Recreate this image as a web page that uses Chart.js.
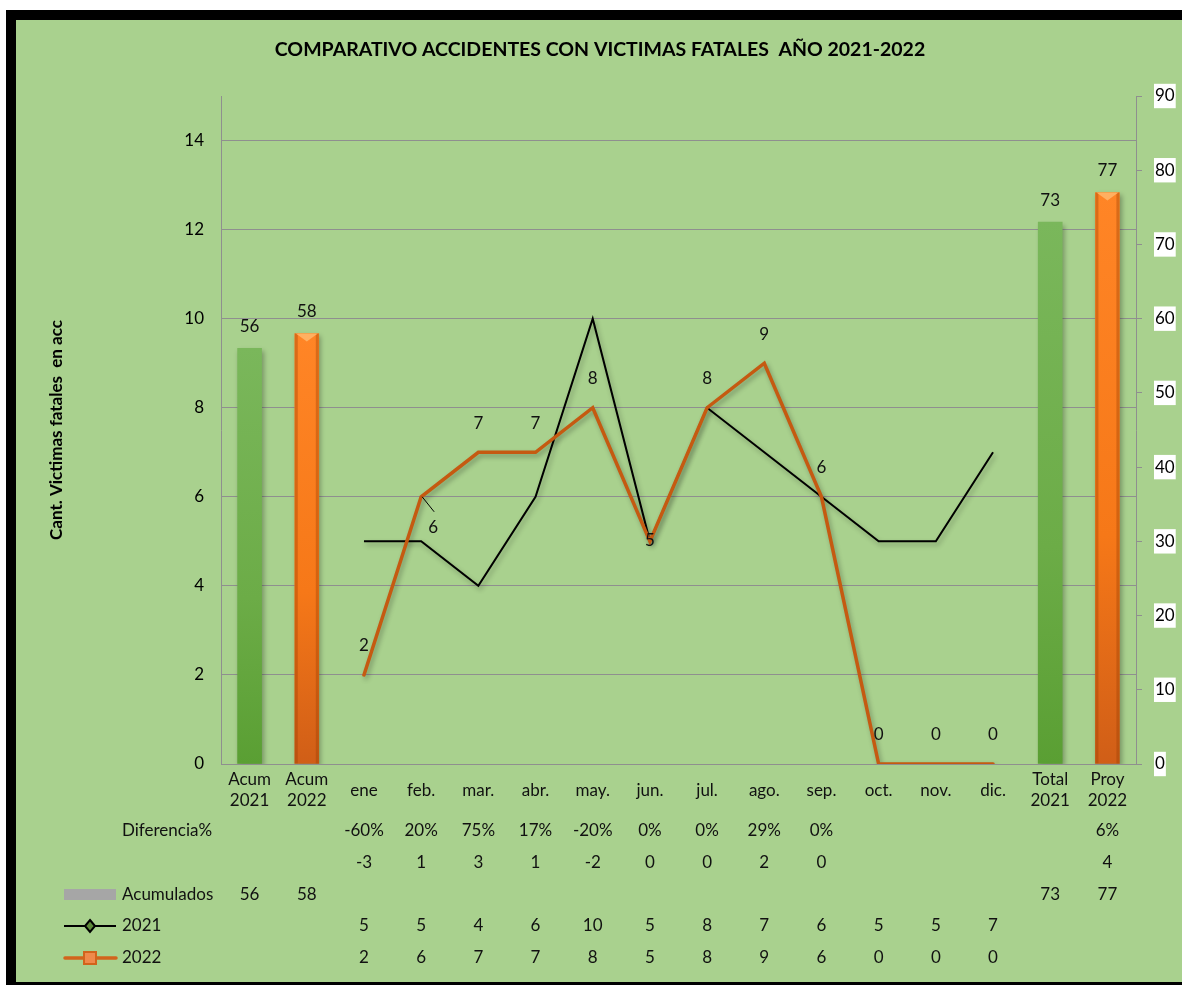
<!DOCTYPE html>
<html lang="es">
<head>
<meta charset="utf-8">
<title>Comparativo accidentes con victimas fatales 2021-2022</title>
<script src="https://cdn.jsdelivr.net/npm/chart.js@4.4.1/dist/chart.umd.min.js"></script>
<style>
  html, body { margin: 0; padding: 0; background: #fff; }
  #wrap { width: 1182px; height: 985px; }
</style>
</head>
<body>
<div id="wrap"><canvas id="chart" width="1182" height="985"></canvas></div>
<script>
// Data
const categories = [
  "Acum 2021", "Acum 2022",
  "ene", "feb.", "mar.", "abr.", "may.", "jun.", "jul.", "ago.", "sep.", "oct.", "nov.", "dic.",
  "Total 2021", "Proy 2022",
];
const acumulados = [56, 58, null, null, null, null, null, null, null, null, null, null, null, null, 73, 77];
const serie2021 = [null, null, 5, 5, 4, 6, 10, 5, 8, 7, 6, 5, 5, 7, null, null];
const serie2022 = [null, null, 2, 6, 7, 7, 8, 5, 8, 9, 6, 0, 0, 0, null, null];
const diferenciaPct = [null, null, -60, 20, 75, 17, -20, 0, 0, 29, 0, null, null, null, null, 6];
const diferenciaAbs = [null, null, -3, 1, 3, 1, -2, 0, 0, 2, 0, null, null, null, null, 4];

const FONT = "Lato, 'Open Sans', sans-serif";
const TEXT = "#111";
const GRID = "#8f8f8f";

// bar colours by category: green for 2021, orange for 2022
const GREEN = ["#7ab75b", "#6cac47", "#5a9f33"];
const ORANGE = ["#ff8526", "#f67818", "#d05e17"];
const barStyle = ["g", "o", null, null, null, null, null, null, null, null, null, null, null, null, "g", "o"];

function barFill(context) {
  const stops = barStyle[context.dataIndex] === "g" ? GREEN : ORANGE;
  const chart = context.chart;
  if (!chart.chartArea || context.raw == null) return stops[1];
  const top = chart.scales.y1.getPixelForValue(context.raw);
  const g = chart.ctx.createLinearGradient(0, top, 0, chart.chartArea.bottom);
  g.addColorStop(0, stops[0]);
  g.addColorStop(0.6, stops[1]);
  g.addColorStop(1, stops[2]);
  return g;
}

// green panel with thick black frame
const framePlugin = {
  id: "frame",
  beforeDraw(chart) {
    const ctx = chart.ctx;
    ctx.save();
    ctx.fillStyle = "#fff";
    ctx.fillRect(0, 0, chart.width, chart.height);
    ctx.fillStyle = "#000";
    ctx.fillRect(6, 10, chart.width - 6, chart.height - 10);
    ctx.fillStyle = "#a9d18e";
    ctx.fillRect(16, 20, chart.width - 16, chart.height - 23);
    ctx.restore();
  },
};

const shadowPlugin = {
  id: "shadow",
  beforeDatasetDraw(chart) {
    const ctx = chart.ctx;
    ctx.save();
    ctx.shadowColor = "rgba(0,0,0,0.3)";
    ctx.shadowBlur = 5;
    ctx.shadowOffsetX = 2;
    ctx.shadowOffsetY = 3;
  },
  afterDatasetDraw(chart) {
    chart.ctx.restore();
  },
};

// bevel on the orange bars: light top cap, darker side edges
const bevelPlugin = {
  id: "bevel",
  afterDatasetDraw(chart, args) {
    if (args.index !== 0) return;
    const ctx = chart.ctx;
    ctx.save();
    args.meta.data.forEach((el, i) => {
      if (barStyle[i] !== "o") return;
      const half = el.width / 2;
      const left = el.x - half, right = el.x + half;
      ctx.fillStyle = "rgba(150,60,0,0.35)";
      ctx.fillRect(left, el.y, 3, el.base - el.y);
      ctx.fillRect(right - 3, el.y, 3, el.base - el.y);
      ctx.fillStyle = "#ffb061";
      ctx.beginPath();
      ctx.moveTo(left + 1, el.y);
      ctx.lineTo(right - 1, el.y);
      ctx.lineTo(el.x, el.y + 8);
      ctx.closePath();
      ctx.fill();
    });
    ctx.restore();
  },
};

const valueLabels = {
  id: "valueLabels",
  afterDatasetsDraw(chart) {
    const ctx = chart.ctx;
    ctx.save();
    ctx.font = "17px " + FONT;
    ctx.fillStyle = TEXT;
    ctx.textAlign = "center";
    ctx.textBaseline = "middle";

    const bars = chart.getDatasetMeta(0);
    bars.data.forEach((el, i) => {
      if (acumulados[i] == null) return;
      ctx.fillText(String(acumulados[i]), el.x, el.y - 22);
    });

    const line = chart.getDatasetMeta(2);
    line.data.forEach((el, i) => {
      if (serie2022[i] == null) return;
      let dx = 0, dy = -29;
      if (categories[i] === "feb.") {
        // label pulled below the point, with a leader line
        dx = 12; dy = 31;
        ctx.strokeStyle = "#000";
        ctx.lineWidth = 1;
        ctx.beginPath();
        ctx.moveTo(el.x + 1, el.y);
        ctx.lineTo(el.x + 13, el.y + 15);
        ctx.stroke();
      } else if (categories[i] === "jun.") {
        dy = -1;
      }
      ctx.fillText(String(serie2022[i]), el.x + dx, el.y + dy);
    });
    ctx.restore();
  },
};

// category labels + data table under the plot
const tablePlugin = {
  id: "table",
  afterDraw(chart) {
    const ctx = chart.ctx;
    const x = chart.scales.x;
    ctx.save();
    ctx.font = "17px " + FONT;
    ctx.fillStyle = TEXT;
    ctx.textBaseline = "middle";
    ctx.textAlign = "center";

    categories.forEach((c, i) => {
      const px = x.getPixelForValue(i);
      const lines = c.split(" ");
      if (lines.length === 2) {
        ctx.fillText(lines[0], px, 780);
        ctx.fillText(lines[1], px, 801);
      } else {
        ctx.fillText(c, px, 791);
      }
    });

    const rows = [
      { y: 831, vals: diferenciaPct.map((v) => (v == null ? null : v + "%")) },
      { y: 863, vals: diferenciaAbs },
      { y: 895, vals: acumulados },
      { y: 926, vals: serie2021 },
      { y: 958, vals: serie2022 },
    ];
    rows.forEach((r) => {
      r.vals.forEach((v, i) => {
        if (v == null) return;
        ctx.fillText(String(v), x.getPixelForValue(i), r.y);
      });
    });

    ctx.textAlign = "left";
    ctx.fillText("Diferencia%", 122, 831);
    ctx.fillText("Acumulados", 122, 895);
    ctx.fillText("2021", 122, 926);
    ctx.fillText("2022", 122, 958);

    // legend keys
    ctx.fillStyle = "#a6a6a6";
    ctx.fillRect(64, 889, 52, 11);

    ctx.strokeStyle = "#000";
    ctx.lineWidth = 2;
    ctx.beginPath();
    ctx.moveTo(64, 926);
    ctx.lineTo(116, 926);
    ctx.stroke();
    ctx.beginPath();
    ctx.moveTo(90, 920);
    ctx.lineTo(95, 926);
    ctx.lineTo(90, 932);
    ctx.lineTo(85, 926);
    ctx.closePath();
    ctx.fillStyle = "#5e8a3a";
    ctx.fill();
    ctx.stroke();

    ctx.strokeStyle = "#d2641c";
    ctx.lineWidth = 3.5;
    ctx.lineCap = "round";
    ctx.beginPath();
    ctx.moveTo(65, 958);
    ctx.lineTo(116, 958);
    ctx.stroke();
    ctx.fillStyle = "#f08a4b";
    ctx.fillRect(84, 952, 12, 12);
    ctx.lineWidth = 2;
    ctx.strokeRect(84, 952, 12, 12);
    ctx.restore();
  },
};

new Chart(document.getElementById("chart"), {
  data: {
    labels: categories,
    datasets: [
      {
        type: "bar",
        label: "Acumulados",
        data: acumulados,
        yAxisID: "y1",
        backgroundColor: barFill,
        borderWidth: 0,
        barThickness: 24,
        order: 3,
      },
      {
        type: "line",
        label: "2021",
        data: serie2021,
        yAxisID: "y",
        borderColor: "#000",
        borderWidth: 2,
        pointRadius: 0,
        tension: 0,
        order: 2,
      },
      {
        type: "line",
        label: "2022",
        data: serie2022,
        yAxisID: "y",
        borderColor: "#c55a11",
        borderWidth: 3.5,
        borderCapStyle: "round",
        pointRadius: 0,
        tension: 0,
        order: 1,
      },
    ],
  },
  options: {
    responsive: false,
    animation: false,
    layout: { padding: { left: 18, right: 0, top: 0, bottom: 0 } },
    plugins: {
      legend: { display: false },
      tooltip: { enabled: false },
      title: {
        display: true,
        text: "COMPARATIVO ACCIDENTES CON VICTIMAS FATALES  AÑO 2021-2022",
        color: "#000",
        font: { family: FONT, size: 19.5, weight: "bold" },
        padding: { top: 38.3, bottom: 34.3 },
      },
    },
    scales: {
      x: {
        type: "category",
        offset: true,
        grid: { display: false },
        border: { display: true, color: GRID },
        ticks: { display: false },
        afterFit(scale) { scale.height = 221; },
      },
      y: {
        position: "left",
        min: 0,
        max: 15,
        ticks: { stepSize: 2, padding: 17, color: "#000", font: { family: FONT, size: 17 } },
        afterBuildTicks(scale) { scale.ticks = scale.ticks.filter((t) => t.value % 2 === 0); },
        grid: { color: GRID, drawTicks: false },
        border: { display: true, color: GRID },
        title: {
          display: true,
          text: "Cant. Victimas fatales  en acc",
          color: "#000",
          font: { family: FONT, size: 17, weight: "bold" },
          padding: { top: 28.8, bottom: 0 },
        },
        afterFit(scale) { scale.width = 203; },
      },
      y1: {
        position: "right",
        min: 0,
        max: 90,
        ticks: {
          stepSize: 10,
          padding: 13,
          color: "#000",
          font: { family: FONT, size: 17 },
          showLabelBackdrop: true,
          backdropColor: "#fff",
          backdropPadding: { x: 1, y: 2 },
        },
        grid: { drawOnChartArea: false, drawTicks: true, tickLength: 6, color: GRID },
        border: { display: true, color: GRID },
        afterFit(scale) { scale.width = 46; },
      },
    },
  },
  plugins: [framePlugin, shadowPlugin, bevelPlugin, valueLabels, tablePlugin],
});
</script>
</body>
</html>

________________________________________

The exercise: Leave the pictures out and please restate exactly the lines running from the start of the material through the one with "null, null, 4];".

Output for this task:
Recreate this image as a web page that uses Chart.js.
<!DOCTYPE html>
<html lang="es">
<head>
<meta charset="utf-8">
<title>Comparativo accidentes con victimas fatales 2021-2022</title>
<script src="https://cdn.jsdelivr.net/npm/chart.js@4.4.1/dist/chart.umd.min.js"></script>
<style>
  html, body { margin: 0; padding: 0; background: #fff; }
  #wrap { width: 1182px; height: 985px; }
</style>
</head>
<body>
<div id="wrap"><canvas id="chart" width="1182" height="985"></canvas></div>
<script>
// Data
const categories = [
  "Acum 2021", "Acum 2022",
  "ene", "feb.", "mar.", "abr.", "may.", "jun.", "jul.", "ago.", "sep.", "oct.", "nov.", "dic.",
  "Total 2021", "Proy 2022",
];
const acumulados = [56, 58, null, null, null, null, null, null, null, null, null, null, null, null, 73, 77];
const serie2021 = [null, null, 5, 5, 4, 6, 10, 5, 8, 7, 6, 5, 5, 7, null, null];
const serie2022 = [null, null, 2, 6, 7, 7, 8, 5, 8, 9, 6, 0, 0, 0, null, null];
const diferenciaPct = [null, null, -60, 20, 75, 17, -20, 0, 0, 29, 0, null, null, null, null, 6];
const diferenciaAbs = [null, null, -3, 1, 3, 1, -2, 0, 0, 2, 0, null, null, null, null, 4];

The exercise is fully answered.